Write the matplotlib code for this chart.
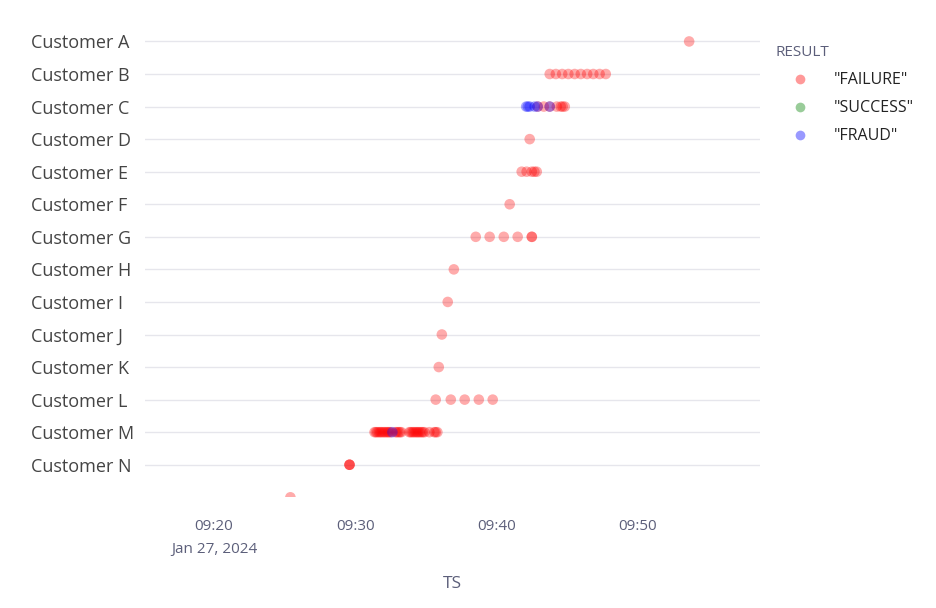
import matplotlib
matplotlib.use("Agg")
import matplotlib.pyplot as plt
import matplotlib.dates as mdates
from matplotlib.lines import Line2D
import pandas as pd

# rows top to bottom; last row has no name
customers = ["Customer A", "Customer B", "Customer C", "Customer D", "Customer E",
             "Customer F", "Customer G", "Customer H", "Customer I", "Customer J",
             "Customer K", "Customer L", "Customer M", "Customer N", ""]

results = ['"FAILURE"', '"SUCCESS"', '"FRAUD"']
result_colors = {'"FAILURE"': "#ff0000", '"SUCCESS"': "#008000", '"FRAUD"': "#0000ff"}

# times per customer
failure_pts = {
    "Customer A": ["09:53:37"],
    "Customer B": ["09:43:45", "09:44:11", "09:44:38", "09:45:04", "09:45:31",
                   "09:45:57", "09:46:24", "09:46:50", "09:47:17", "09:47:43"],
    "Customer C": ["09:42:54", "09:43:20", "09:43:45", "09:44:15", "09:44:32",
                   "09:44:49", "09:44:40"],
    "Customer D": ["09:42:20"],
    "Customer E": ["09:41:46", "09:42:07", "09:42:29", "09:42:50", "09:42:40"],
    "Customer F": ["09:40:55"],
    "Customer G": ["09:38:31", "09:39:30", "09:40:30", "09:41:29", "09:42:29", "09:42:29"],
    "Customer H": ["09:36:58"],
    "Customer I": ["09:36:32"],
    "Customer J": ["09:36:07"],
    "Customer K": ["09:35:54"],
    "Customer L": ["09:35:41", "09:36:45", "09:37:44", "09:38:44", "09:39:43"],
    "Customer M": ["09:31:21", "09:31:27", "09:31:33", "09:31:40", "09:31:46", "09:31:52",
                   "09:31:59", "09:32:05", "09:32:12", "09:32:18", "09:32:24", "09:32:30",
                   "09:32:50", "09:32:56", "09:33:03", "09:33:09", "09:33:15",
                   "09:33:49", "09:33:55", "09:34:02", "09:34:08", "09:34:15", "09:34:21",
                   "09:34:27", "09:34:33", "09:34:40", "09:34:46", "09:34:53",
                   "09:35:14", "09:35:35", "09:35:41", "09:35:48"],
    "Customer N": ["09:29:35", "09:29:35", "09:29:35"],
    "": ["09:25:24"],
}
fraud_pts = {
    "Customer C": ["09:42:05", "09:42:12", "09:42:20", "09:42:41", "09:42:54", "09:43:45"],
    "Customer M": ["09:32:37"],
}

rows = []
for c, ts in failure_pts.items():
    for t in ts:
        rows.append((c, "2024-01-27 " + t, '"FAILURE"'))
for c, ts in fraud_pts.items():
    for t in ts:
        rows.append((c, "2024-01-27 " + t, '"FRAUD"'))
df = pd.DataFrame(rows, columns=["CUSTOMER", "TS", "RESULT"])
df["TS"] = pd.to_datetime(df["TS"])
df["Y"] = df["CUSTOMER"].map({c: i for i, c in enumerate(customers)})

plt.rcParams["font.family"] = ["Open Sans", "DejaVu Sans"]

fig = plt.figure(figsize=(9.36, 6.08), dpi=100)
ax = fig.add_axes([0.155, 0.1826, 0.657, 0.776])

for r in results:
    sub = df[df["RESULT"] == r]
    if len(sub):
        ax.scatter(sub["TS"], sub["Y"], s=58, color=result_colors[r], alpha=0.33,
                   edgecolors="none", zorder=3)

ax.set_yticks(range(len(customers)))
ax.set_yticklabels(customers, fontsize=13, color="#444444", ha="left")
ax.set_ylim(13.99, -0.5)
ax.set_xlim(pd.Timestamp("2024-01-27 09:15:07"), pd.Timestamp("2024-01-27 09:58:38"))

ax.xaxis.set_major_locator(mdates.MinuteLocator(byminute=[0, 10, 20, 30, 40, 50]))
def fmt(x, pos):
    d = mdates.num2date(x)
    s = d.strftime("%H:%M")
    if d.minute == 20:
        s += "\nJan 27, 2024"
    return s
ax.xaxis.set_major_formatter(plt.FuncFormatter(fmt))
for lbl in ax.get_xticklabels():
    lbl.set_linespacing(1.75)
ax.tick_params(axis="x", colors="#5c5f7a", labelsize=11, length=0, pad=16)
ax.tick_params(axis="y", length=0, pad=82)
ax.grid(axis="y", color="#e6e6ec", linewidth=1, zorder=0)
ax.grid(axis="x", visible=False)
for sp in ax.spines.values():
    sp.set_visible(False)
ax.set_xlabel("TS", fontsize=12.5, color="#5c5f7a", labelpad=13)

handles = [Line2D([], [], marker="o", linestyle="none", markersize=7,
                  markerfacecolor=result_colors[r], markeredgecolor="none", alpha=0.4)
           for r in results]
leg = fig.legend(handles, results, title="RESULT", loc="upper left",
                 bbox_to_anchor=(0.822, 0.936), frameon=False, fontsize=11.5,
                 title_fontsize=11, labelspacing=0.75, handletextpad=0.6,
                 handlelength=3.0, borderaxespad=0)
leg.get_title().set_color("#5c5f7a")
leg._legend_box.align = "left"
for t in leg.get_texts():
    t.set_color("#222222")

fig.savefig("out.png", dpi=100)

+++

Directive: Retype the listing exactly. Pictures do not belong in the copy.

Solution to this task:
Write the matplotlib code for this chart.
import matplotlib
matplotlib.use("Agg")
import matplotlib.pyplot as plt
import matplotlib.dates as mdates
from matplotlib.lines import Line2D
import pandas as pd

# rows top to bottom; last row has no name
customers = ["Customer A", "Customer B", "Customer C", "Customer D", "Customer E",
             "Customer F", "Customer G", "Customer H", "Customer I", "Customer J",
             "Customer K", "Customer L", "Customer M", "Customer N", ""]

results = ['"FAILURE"', '"SUCCESS"', '"FRAUD"']
result_colors = {'"FAILURE"': "#ff0000", '"SUCCESS"': "#008000", '"FRAUD"': "#0000ff"}

# times per customer
failure_pts = {
    "Customer A": ["09:53:37"],
    "Customer B": ["09:43:45", "09:44:11", "09:44:38", "09:45:04", "09:45:31",
                   "09:45:57", "09:46:24", "09:46:50", "09:47:17", "09:47:43"],
    "Customer C": ["09:42:54", "09:43:20", "09:43:45", "09:44:15", "09:44:32",
                   "09:44:49", "09:44:40"],
    "Customer D": ["09:42:20"],
    "Customer E": ["09:41:46", "09:42:07", "09:42:29", "09:42:50", "09:42:40"],
    "Customer F": ["09:40:55"],
    "Customer G": ["09:38:31", "09:39:30", "09:40:30", "09:41:29", "09:42:29", "09:42:29"],
    "Customer H": ["09:36:58"],
    "Customer I": ["09:36:32"],
    "Customer J": ["09:36:07"],
    "Customer K": ["09:35:54"],
    "Customer L": ["09:35:41", "09:36:45", "09:37:44", "09:38:44", "09:39:43"],
    "Customer M": ["09:31:21", "09:31:27", "09:31:33", "09:31:40", "09:31:46", "09:31:52",
                   "09:31:59", "09:32:05", "09:32:12", "09:32:18", "09:32:24", "09:32:30",
                   "09:32:50", "09:32:56", "09:33:03", "09:33:09", "09:33:15",
                   "09:33:49", "09:33:55", "09:34:02", "09:34:08", "09:34:15", "09:34:21",
                   "09:34:27", "09:34:33", "09:34:40", "09:34:46", "09:34:53",
                   "09:35:14", "09:35:35", "09:35:41", "09:35:48"],
    "Customer N": ["09:29:35", "09:29:35", "09:29:35"],
    "": ["09:25:24"],
}
fraud_pts = {
    "Customer C": ["09:42:05", "09:42:12", "09:42:20", "09:42:41", "09:42:54", "09:43:45"],
    "Customer M": ["09:32:37"],
}

rows = []
for c, ts in failure_pts.items():
    for t in ts:
        rows.append((c, "2024-01-27 " + t, '"FAILURE"'))
for c, ts in fraud_pts.items():
    for t in ts:
        rows.append((c, "2024-01-27 " + t, '"FRAUD"'))
df = pd.DataFrame(rows, columns=["CUSTOMER", "TS", "RESULT"])
df["TS"] = pd.to_datetime(df["TS"])
df["Y"] = df["CUSTOMER"].map({c: i for i, c in enumerate(customers)})

plt.rcParams["font.family"] = ["Open Sans", "DejaVu Sans"]

fig = plt.figure(figsize=(9.36, 6.08), dpi=100)
ax = fig.add_axes([0.155, 0.1826, 0.657, 0.776])

for r in results:
    sub = df[df["RESULT"] == r]
    if len(sub):
        ax.scatter(sub["TS"], sub["Y"], s=58, color=result_colors[r], alpha=0.33,
                   edgecolors="none", zorder=3)

ax.set_yticks(range(len(customers)))
ax.set_yticklabels(customers, fontsize=13, color="#444444", ha="left")
ax.set_ylim(13.99, -0.5)
ax.set_xlim(pd.Timestamp("2024-01-27 09:15:07"), pd.Timestamp("2024-01-27 09:58:38"))

ax.xaxis.set_major_locator(mdates.MinuteLocator(byminute=[0, 10, 20, 30, 40, 50]))
def fmt(x, pos):
    d = mdates.num2date(x)
    s = d.strftime("%H:%M")
    if d.minute == 20:
        s += "\nJan 27, 2024"
    return s
ax.xaxis.set_major_formatter(plt.FuncFormatter(fmt))
for lbl in ax.get_xticklabels():
    lbl.set_linespacing(1.75)
ax.tick_params(axis="x", colors="#5c5f7a", labelsize=11, length=0, pad=16)
ax.tick_params(axis="y", length=0, pad=82)
ax.grid(axis="y", color="#e6e6ec", linewidth=1, zorder=0)
ax.grid(axis="x", visible=False)
for sp in ax.spines.values():
    sp.set_visible(False)
ax.set_xlabel("TS", fontsize=12.5, color="#5c5f7a", labelpad=13)

handles = [Line2D([], [], marker="o", linestyle="none", markersize=7,
                  markerfacecolor=result_colors[r], markeredgecolor="none", alpha=0.4)
           for r in results]
leg = fig.legend(handles, results, title="RESULT", loc="upper left",
                 bbox_to_anchor=(0.822, 0.936), frameon=False, fontsize=11.5,
                 title_fontsize=11, labelspacing=0.75, handletextpad=0.6,
                 handlelength=3.0, borderaxespad=0)
leg.get_title().set_color("#5c5f7a")
leg._legend_box.align = "left"
for t in leg.get_texts():
    t.set_color("#222222")

fig.savefig("out.png", dpi=100)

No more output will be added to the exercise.